Here’s the command we used to run the benchmark:

~$ bombardier -c 32 -m PUT -H "Device-Id:1234" --http1 -a  127.0.0.1:9096

Bombarding http://127.0.0.1:9096 for 10s using 32 connection(s)
[==================================================================================================================] 10s
Done!
Statistics        Avg      Stdev        Max
  Reqs/sec     10114.69    1085.95   12151.48
  Latency        3.13ms     0.96ms    20.28ms
  HTTP codes:
    1xx - 0, 2xx - 101093, 3xx - 0, 4xx - 0, 5xx - 0
    others - 0
  Throughput:     1.84MB/s

While the default output is shown above, in our actual benchmarking, we used JSON output for easier parsing and charting.

Benchmark Results

The benchmark was run 35 times, with the first 5 iterations discarded as warm-up. We tested with varying numbers of connections: 1, 16, 32, 128, and 256 concurrent connections.

In all scenarios, the custom heartbeat server outperformed the baseline Kestrel server, both in terms of latency and throughput (requests per minute).

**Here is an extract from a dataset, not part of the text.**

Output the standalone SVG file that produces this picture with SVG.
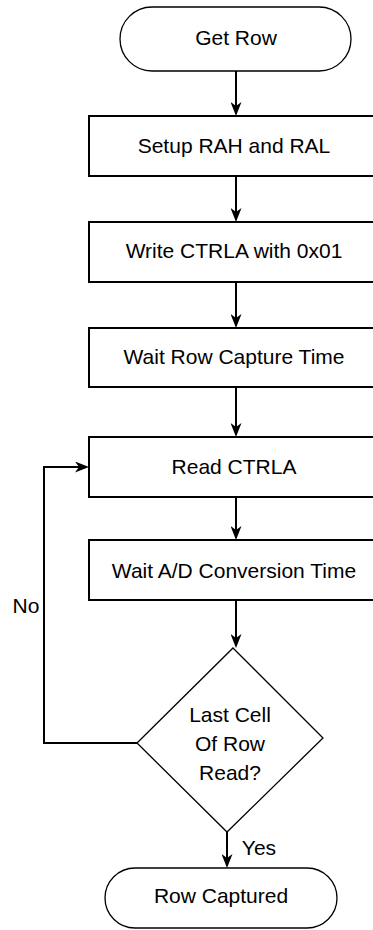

This demonstrates that our event-based server, despite being purpose-built, handles high connection loads more efficiently than the baseline, proving that our socket implementation is well-optimised.

The following chart provides a comprehensive overview of the results:

Wrap Up

In this post, we demonstrate the process of building a high-performance TCP server using .NET’s Socket class to handle heartbeat messages from IoT devices. We take a deep dive into socket handling, connection management, concurrency models, and efficient I/O techniques like event-driven programming. We explore the custom TCP server with both blocking and non-blocking I/O, along with advanced techniques such as thread pooling and socket multiplexing. Finally, we benchmark the server against the highly-optimised Kestrel server and show how a well-crafted, event-driven architecture can outperform Kestrel in handling high connection loads while maintaining low latency.

Next Step: Moving forward, we can further explore the data handling aspect by examining efficient ways to manage and consume buffers. This will allow for more optimised processing of incoming data, enhancing the server’s overall performance.